Following a few false starts, summer has finally arrived –
its presence was timid at first, but has become brash and unapologetic over the past weekend. It was about time : solanaceas and cucurbits are not philosolic for philosolia’s sake. Indeed there exists a long list of vegetables that need a double dose of heat – tomatoes, eggplant, peppers, and all the members of the squash family, summer and winter alike – to spark their growth and their flowering.
But such sudden bursts of heat are a double-edged sword –
forcing your vegetable farmer into a state of heightened alert, suddenly preoccupied by the performance of his irrigation systems, obsessed with insect pest scouting and concerned about ensuring his employees are well protected against the heat. Be that as it may, the heat conjures up visions of succulent tomatoes and sweet watermelons…well worth a heat stroke or two.
Many of you have been been amazed by the size of some of our vegetables, generally, and of our lettuces, in particular.
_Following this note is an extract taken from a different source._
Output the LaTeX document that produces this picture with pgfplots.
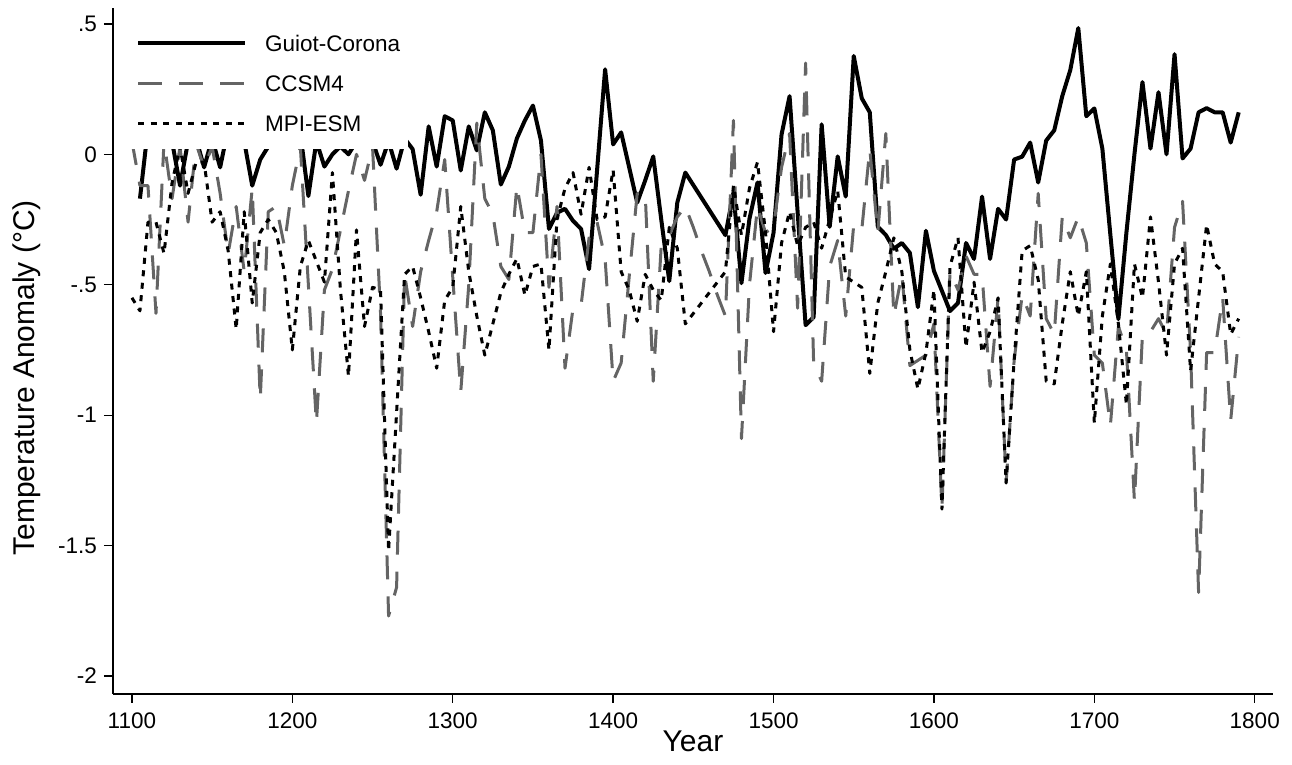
\documentclass[border=0pt]{standalone}
\usepackage{fontspec}
\setmainfont{Liberation Sans}
\usepackage{pgfplots}
\usepackage{pgfplotstable}
\pgfplotsset{compat=1.18}

% Five-year temperature anomalies (deg C): reconstruction and two model runs
\pgfplotstableread{
year guiot ccsm mpi
1100 nan 0.05 -0.55
1105 -0.17 -0.12 -0.60
1110 0.10 -0.12 -0.26
1115 0.05 -0.61 -0.26
1120 0.08 0.05 -0.38
1125 0.05 -0.17 -0.11
1130 -0.12 0.03 0.03
1135 0.05 -0.26 -0.15
1140 0.06 0.04 -0.03
1145 -0.05 -0.05 -0.03
1150 0.06 0.03 -0.26
1155 -0.05 -0.15 -0.22
1160 0.10 -0.38 -0.37
1165 0.05 -0.20 -0.67
1170 0.05 -0.45 -0.22
1175 -0.12 -0.13 -0.57
1180 -0.02 -0.94 -0.30
1185 0.03 -0.22 -0.25
1190 0.05 -0.20 -0.30
1195 0.10 -0.35 -0.45
1200 0.05 -0.12 -0.75
1205 0.08 0.03 -0.43
1210 -0.16 -0.50 -0.33
1215 0.05 -1.03 -0.41
1220 -0.047 -0.52 -0.49
1225 0.00 -0.44 -0.07
1230 0.03 -0.29 -0.52
1235 0.00 -0.14 -0.85
1240 0.05 0.00 -0.29
1245 0.05 -0.10 -0.66
1250 0.05 0.03 -0.51
1255 -0.04 -0.61 -0.52
1260 0.05 -1.77 -1.52
1265 -0.055 -1.66 -0.99
1270 0.06 -0.46 -0.46
1275 0.02 -0.66 -0.43
1280 -0.155 -0.45 -0.55
1285 0.107 -0.33 -0.68
1290 -0.047 -0.22 -0.82
1295 0.146 -0.02 -0.56
1300 0.13 -0.47 -0.51
1305 -0.062 -0.91 -0.20
1310 0.107 -0.50 -0.45
1315 0.015 0.12 -0.62
1320 0.161 -0.17 -0.77
1325 0.092 -0.23 -0.65
1330 -0.116 -0.43 -0.53
1335 -0.047 -0.48 -0.46
1340 0.061 -0.12 -0.40
1345 0.13 -0.30 -0.54
1350 0.187 -0.30 -0.43
1355 0.053 0.00 -0.42
1360 -0.286 -0.51 -0.75
1365 -0.224 -0.20 -0.25
1370 -0.209 -0.82 -0.13
1375 -0.255 -0.59 -0.07
1380 -0.286 -0.58 -0.23
1385 -0.44 -0.32 -0.05
1390 -0.06 -0.26 -0.25
1395 0.326 -0.40 -0.24
1400 0.038 -0.87 -0.06
1405 0.084 -0.80 -0.45
1410 -0.05 -0.47 -0.52
1415 -0.185 -0.15 -0.64
1420 -0.10 -0.15 -0.46
1425 -0.008 -0.87 -0.52
1430 -0.25 -0.35 -0.56
1435 -0.486 -0.31 -0.28
1440 -0.185 -0.24 -0.36
1445 -0.07 -0.20 -0.65
1450 -0.118 -0.28 -0.61
1455 -0.166 -0.37 -0.57
1460 -0.214 -0.45 -0.53
1465 -0.262 -0.54 -0.49
1470 -0.31 -0.62 -0.45
1475 -0.147 0.13 -0.12
1480 -0.494 -1.09 -0.31
1485 -0.247 -0.50 -0.13
1490 -0.108 -0.20 -0.03
1495 -0.455 -0.30 -0.30
1500 -0.301 -0.28 -0.68
1505 0.076 -0.05 -0.34
1510 0.223 0.08 -0.22
1515 -0.22 -0.59 -0.35
1520 -0.655 0.35 -0.28
1525 -0.624 -0.80 -0.26
1530 0.115 -0.87 -0.36
1535 -0.278 -0.43 -0.25
1540 -0.008 -0.33 -0.14
1545 -0.162 -0.62 -0.47
1550 0.377 -0.27 -0.49
1555 0.215 -0.29 -0.51
1560 0.161 0.02 -0.84
1565 -0.278 -0.30 -0.57
1570 -0.309 0.08 -0.45
1575 -0.362 -0.62 -0.32
1580 -0.34 -0.46 -0.45
1585 -0.378 -0.81 -0.75
1590 -0.586 -0.79 -0.90
1595 -0.293 -0.77 -0.76
1600 -0.447 -0.65 -0.52
1605 -0.524 -1.36 -1.36
1610 -0.601 -0.45 -0.43
1615 -0.57 -0.52 -0.32
1620 -0.34 -0.39 -0.74
1625 -0.401 -0.46 -0.49
1630 -0.162 -0.46 -0.76
1635 -0.401 -0.89 -0.68
1640 -0.209 -0.55 -0.55
1645 -0.25 -1.26 -1.26
1650 -0.02 -0.79 -0.79
1655 -0.009 -0.54 -0.37
1660 0.045 -0.62 -0.35
1665 -0.108 -0.15 -0.48
1670 0.053 -0.63 -0.87
1675 0.092 -0.69 -0.88
1680 0.223 -0.24 -0.65
1685 0.323 -0.32 -0.45
1690 0.484 -0.24 -0.62
1695 0.146 -0.34 -0.45
1700 0.176 -0.77 -1.03
1705 0.022 -0.80 -0.62
1710 -0.309 -1.04 -0.42
1715 -0.632 -0.66 -0.65
1720 -0.30 -0.75 -0.96
1725 0.00 -1.33 -0.42
1730 0.277 -0.69 -0.55
1735 0.022 -0.68 -0.24
1740 0.238 -0.63 -0.49
1745 0.00 -0.69 -0.77
1750 0.384 -0.28 -0.42
1755 -0.016 -0.18 -0.36
1760 0.022 -0.76 -0.83
1765 0.161 -1.68 -0.55
1770 0.177 -0.76 -0.27
1775 0.161 -0.76 -0.42
1780 0.161 -0.55 -0.45
1785 0.045 -1.02 -0.69
1790 0.161 -0.70 -0.63
}\anomalies

\definecolor{ccsmgray}{RGB}{100,100,100}

\newcommand{\ticksize}{\fontsize{22.5}{25}\selectfont}
\newcommand{\titlesize}{\fontsize{30}{34}\selectfont}

\begin{document}
\begin{tikzpicture}[x=1pt,y=1pt]
\path[use as bounding box] (0,0) rectangle (1292,765);
\begin{axis}[
  at={(113pt,71pt)}, anchor=south west,
  scale only axis, width=1160pt, height=686pt,
  xmin=1088.2, xmax=1811.4, ymin=-2.069, ymax=0.561,
  axis lines=left,
  axis line style={-, line width=1.3pt},
  xtick={1100,1200,...,1800},
  xticklabels={1100,1200,1300,1400,1500,1600,1700,1800},
  ytick={-2,-1.5,-1,-0.5,0,0.5},
  yticklabels={-2,-1.5,-1,-.5,0,.5},
  tick align=outside, major tick length=9pt,
  tick style={black, line width=1.3pt},
  tick label style={font=\ticksize},
  xticklabel style={anchor=north, inner sep=0pt, yshift=-10pt},
  yticklabel style={anchor=east, inner sep=0pt, xshift=-7pt},
  xlabel={Year},
  xlabel style={at={(axis description cs:0.5,-0.0831)}, anchor=base, font=\titlesize},
  ylabel={Temperature Anomaly (°C)},
  ylabel style={at={(axis description cs:-0.0677,0.461)}, anchor=base, font=\titlesize},
  legend cell align=left,
  legend image code/.code={\draw[#1, line cap=butt] (0pt,0pt) -- (107pt,0pt);},
  legend style={at={(0,1)}, anchor=north west, xshift=23pt, yshift=-27pt,
    draw=none, fill=none, inner sep=0pt, row sep=24pt, column sep=18pt,
    nodes={inner sep=0pt, text height=16pt, text depth=0pt, font=\ticksize}},
  line join=round,
]
\addplot[black, line width=4pt] table[x=year, y=guiot] {\anomalies};
\addlegendentry{Guiot-Corona}
\addplot[ccsmgray, line width=3pt, dash pattern=on 24pt off 17pt] table[x=year, y=ccsm] {\anomalies};
\addlegendentry{CCSM4}
\addplot[black, line width=3pt, dash pattern=on 6pt off 6.5pt] table[x=year, y=mpi] {\anomalies};
\addlegendentry{MPI-ESM}
% white panel behind the legend
\fill[white] ([xshift=1pt]rel axis cs:0,1) rectangle (axis cs:1272,0.021);
\end{axis}
\end{tikzpicture}
\end{document}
To put it plainly, you are witnessing the return on last year’s investment in cold greenhouses. Not only has it allowed us to start the season a week earlier, but optimal growing conditions in a controlled environment are such that all these vegetables have had to do is grow. Abundant water, no gale force winds, few insects to stress them – a Miltonian paradise, indeed…
…but a paradise lost this week,
as almost all the veggies in this week’s basket will have been field-grown, i.e. subject to the vagaries of the climate and the curiosity of the local fauna. To wit, our lettuces will probably be smaller, but no less tasty.
That said, we look forward to seeing you all again soon.